DRIFTEADOR wrote:yes, the emanage pressure sensor recognizes vacumm. fyi, its the same sensor that the greddy boost gauge uses so if you have a greddy boost gauge you dont need to buy an extra sensor, just hack up (there's information on on the web on where to find a plug that fits the emanage) or buy the harness. if you dont have a gauge get it and kill 2 birds w/ one stone.
Can the E-Manage tune in vacuum though? If not, then it would have to switch from the MAF to the pressure sensor map somewhere. This means the tuning is not linear from one map to the other as the MAF is based purely on the mass rate of flow, where as the pressure sensor would essentially estimate it based on the VE of the motor at the given RPM and TPS.

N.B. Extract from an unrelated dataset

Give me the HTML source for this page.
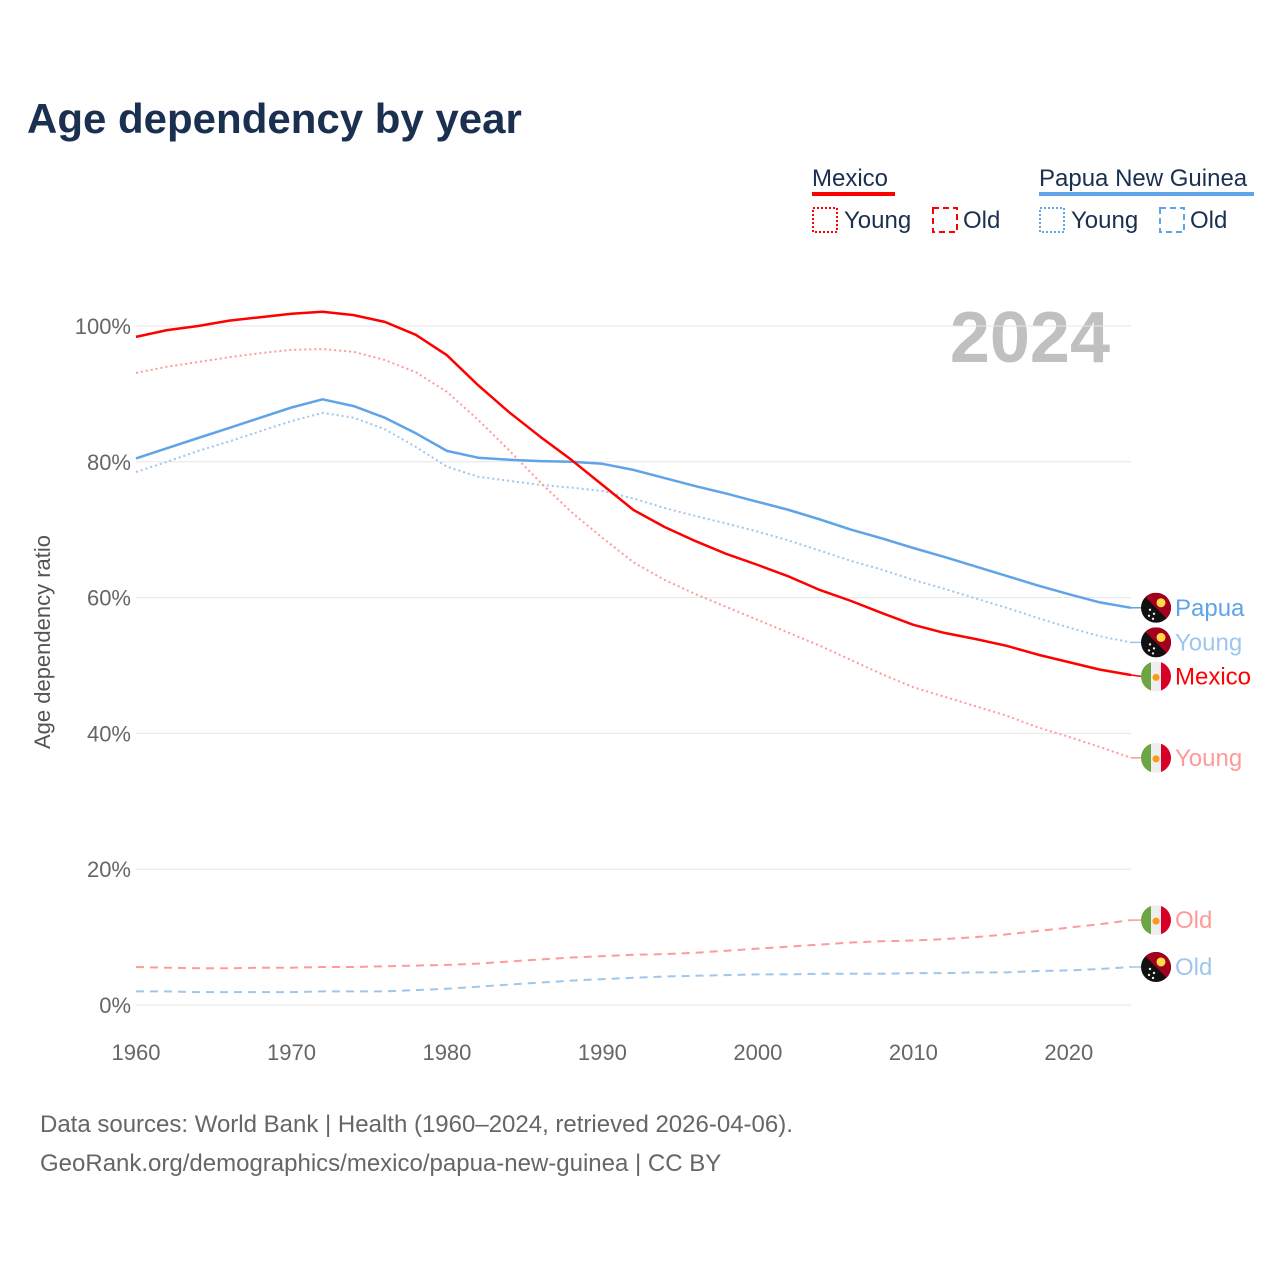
<!DOCTYPE html>
<html><head><meta charset="utf-8">
<style>
body{margin:0;background:#fff;font-family:"Liberation Sans",sans-serif;}
svg text{font-family:"Liberation Sans",sans-serif;}
</style></head>
<body>
<svg id="chart" width="1280" height="1280" viewBox="0 0 1280 1280" xmlns="http://www.w3.org/2000/svg">
<text x="27" y="133" font-size="42" font-weight="bold" fill="#1b3050">Age dependency by year</text>
<g>
 <g>
  <text x="812" y="186" font-size="24" fill="#1b3050">Mexico</text>
  <rect x="812" y="192" width="83" height="4" fill="#ff0000"/>
  <rect x="813" y="208" width="24" height="24" fill="none" stroke="#ff0000" stroke-width="2" stroke-dasharray="2,2"/>
  <text x="844" y="228" font-size="24" fill="#1b3050">Young</text>
  <rect x="933" y="208" width="24" height="24" fill="none" stroke="#ff0000" stroke-width="2" stroke-dasharray="6,4"/>
  <text x="963" y="228" font-size="24" fill="#1b3050">Old</text>
 </g>
 <g>
  <text x="1039" y="186" font-size="24" fill="#1b3050">Papua New Guinea</text>
  <rect x="1039" y="192" width="215" height="4" fill="#5fa4e8"/>
  <rect x="1040" y="208" width="24" height="24" fill="none" stroke="#5fa4e8" stroke-width="2" stroke-dasharray="2,2"/>
  <text x="1071" y="228" font-size="24" fill="#1b3050">Young</text>
  <rect x="1160" y="208" width="24" height="24" fill="none" stroke="#5fa4e8" stroke-width="2" stroke-dasharray="6,4"/>
  <text x="1190" y="228" font-size="24" fill="#1b3050">Old</text>
 </g>
</g>
<text x="1110" y="362" font-size="72" font-weight="bold" fill="#c0c0c0" text-anchor="end">2024</text>
<text transform="translate(50,642) rotate(-90)" font-size="22" fill="#555" text-anchor="middle">Age dependency ratio</text>
<g id="grid"></g><g id="lines"></g><g id="ends"></g>
<text x="40" y="1132" font-size="24" fill="#666">Data sources: World Bank | Health (1960–2024, retrieved 2026-04-06).</text>
<text x="40" y="1171" font-size="24" fill="#666">GeoRank.org/demographics/mexico/papua-new-guinea | CC BY</text>
</svg>
<script>
const years=[1960,1962,1964,1966,1968,1970,1972,1974,1976,1978,1980,1982,1984,1986,1988,1990,1992,1994,1996,1998,2000,2002,2004,2006,2008,2010,2012,2014,2016,2018,2020,2022,2024];
const mexTotal=[98.4,99.4,100.0,100.8,101.3,101.8,102.1,101.6,100.6,98.7,95.7,91.3,87.3,83.7,80.3,76.6,72.9,70.4,68.3,66.4,64.8,63.1,61.1,59.5,57.7,56.0,54.8,53.9,52.9,51.6,50.5,49.4,48.6];
const mexYoung=[93.1,94.0,94.7,95.4,96.0,96.5,96.6,96.2,95.0,93.2,90.3,86.2,81.7,77.0,72.6,68.8,65.2,62.6,60.5,58.6,56.7,54.8,52.9,50.8,48.7,46.8,45.4,44.0,42.6,40.9,39.5,38.0,36.4];
const mexOld=[5.6,5.5,5.4,5.4,5.5,5.5,5.6,5.6,5.7,5.8,5.9,6.1,6.4,6.7,7.0,7.2,7.4,7.5,7.7,8.0,8.3,8.6,8.9,9.2,9.4,9.5,9.7,10.0,10.4,10.9,11.4,11.9,12.5];
const pngTotal=[80.5,82.0,83.5,85.0,86.5,88.0,89.2,88.2,86.5,84.2,81.6,80.6,80.3,80.1,80.0,79.7,78.8,77.6,76.4,75.3,74.1,72.9,71.5,70.0,68.7,67.3,66.0,64.6,63.2,61.8,60.5,59.3,58.5];
const pngYoung=[78.5,80.0,81.6,83.0,84.5,86.0,87.2,86.5,84.8,82.2,79.3,77.8,77.2,76.6,76.2,75.7,74.6,73.2,72.0,70.9,69.7,68.4,66.9,65.4,64.1,62.6,61.3,59.9,58.5,57.0,55.6,54.3,53.4];
const pngOld=[2.0,2.0,1.9,1.9,1.9,1.9,2.0,2.0,2.0,2.2,2.4,2.7,3.0,3.3,3.6,3.8,4.0,4.2,4.3,4.4,4.5,4.5,4.6,4.6,4.6,4.7,4.7,4.8,4.8,5.0,5.1,5.3,5.6];
const yTicks=[0,20,40,60,80,100];
const xTicks=[1960,1970,1980,1990,2000,2010,2020];
const NS="http://www.w3.org/2000/svg";
const X=y=>136+(y-1960)*(1131-136)/64;
const Y=v=>1005-v*6.79;
function mk(tag,attrs,parent){const e=document.createElementNS(NS,tag);for(const k in attrs)e.setAttribute(k,attrs[k]);parent.appendChild(e);return e;}
const grid=document.getElementById('grid');
yTicks.forEach(t=>{
 const l=mk('line',{x1:136,x2:1131,y1:Y(t),y2:Y(t),stroke:'#e6e6e6','stroke-width':1},grid);
 
 
 const tx=mk('text',{x:131,y:Y(t)+8,'font-size':22,fill:'#666','text-anchor':'end'},grid);
 tx.textContent=t+'%';
 
 
});
xTicks.forEach(t=>{
 const tx=mk('text',{x:X(t),y:1060,'font-size':22,fill:'#666','text-anchor':'middle'},grid);
 tx.textContent=t;
 
 
});
const series=[
 {d:pngOld,c:'#9fc6ee',dash:'8,6',w:2,name:'papua-old',label:'Old',flag:'png'},
 {d:mexOld,c:'#ff9a9a',dash:'8,6',w:2,name:'mexico-old',label:'Old',flag:'mex'},
 {d:pngYoung,c:'#9fc6ee',dash:'2,3',w:2,name:'papua-young',label:'Young',flag:'png'},
 {d:mexYoung,c:'#ff9a9a',dash:'2,3',w:2,name:'mexico-young',label:'Young',flag:'mex'},
 {d:pngTotal,c:'#5fa4e8',dash:'',w:2.5,name:'papua-total',label:'Papua',flag:'png'},
 {d:mexTotal,c:'#ff0000',dash:'',w:2.5,name:'mexico-total',label:'Mexico',flag:'mex'}
];
const lines=document.getElementById('lines');
series.forEach(s=>{
 const p=mk('path',{d:s.d.map((v,i)=>(i?'L':'M')+X(years[i]).toFixed(1)+','+Y(v).toFixed(1)).join(''),fill:'none',stroke:s.c,'stroke-width':s.w,'stroke-dasharray':s.dash,'stroke-linejoin':'round'},lines);
 
 
});
const lab=series.map(s=>({s,y:Y(s.d[s.d.length-1])})).sort((a,b)=>a.y-b.y);
for(let i=1;i<lab.length;i++){if(lab[i].y-lab[i-1].y<34)lab[i].y=lab[i-1].y+34;}
const ends=document.getElementById('ends');
lab.forEach(o=>{
 const s=o.s,cx=1156,cy=o.y;
 mk('line',{x1:X(2024),y1:Y(s.d[s.d.length-1]),x2:cx-15,y2:cy,stroke:s.c,'stroke-width':1.5},ends);
 const g=mk('g',{},ends);
 
 
 const cid='c'+s.name;
 const cp=mk('clipPath',{id:cid},g);mk('circle',{cx,cy,r:15},cp);
 const gg=mk('g',{'clip-path':'url(#'+cid+')'},g);
 if(s.flag==='mex'){
  mk('rect',{x:cx-15,y:cy-15,width:10,height:30,fill:'#6da544'},gg);
  mk('rect',{x:cx-5,y:cy-15,width:10,height:30,fill:'#eeeeee'},gg);
  mk('rect',{x:cx+5,y:cy-15,width:10,height:30,fill:'#d80027'},gg);
  mk('circle',{cx,cy:cy+1,r:3.5,fill:'#ff9811'},gg);
 }else{
  mk('rect',{x:cx-15,y:cy-15,width:30,height:30,fill:'#111'},gg);
  mk('polygon',{points:(cx-15)+','+(cy-15)+' '+(cx+15)+','+(cy-15)+' '+(cx+15)+','+(cy+15),fill:'#a2001d'},gg);
  mk('circle',{cx:cx+5,cy:cy-5,r:4.5,fill:'#ffda44'},gg);
  [[-6,2],[-2,6],[-7,8],[-3,11]].forEach(q=>mk('circle',{cx:cx+q[0],cy:cy+q[1],r:1.2,fill:'#eee'},gg));
 }
 const t=mk('text',{x:1175,y:cy+8,'font-size':24,fill:s.c},ends);
 t.textContent=s.label;
 
 
});
</script>
</body></html>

DRIFTEADOR wrote:why you'd want to tune in vacumm i don't know. the motor shouldn't need any extra fuel off boost, it would be running like stock, you only want to add fuel and pull timing DURING boost. another reason to use the pressure sensor. i'm with virus, imo, the pressure sensor makes tuning easier all around. not only with fuel but with timing as well. its easier to retard timinng .50/.75/1/whatever you want degrees per pound of boost basing off pressure rather than airflow.
Not saying you want to tune in vacuum. Just saying it's not linear.
DRIFTEADOR wrote:what i would recommend is getting the pressure sensor, adjusting for injector size, and adjusting timing before tuning to compensate for the injector size change, before tuning. that way you start off with base/stock timing.
Optimally, you will want to tune on a dyno using a wideband, a datalogger and a 4-gas analyzer if you want to get everything right. And this is regardless of tuning based on a MAF or a MAP sensor. And unless you have a datalogger that reads actual timing on a motor, you probably won't be able to dial in timing with the e-manage as you wouldn't know how much it advanced the timing from the injector and MAF change. Unless of course you have the stock mapping with the corresponding MAF voltages.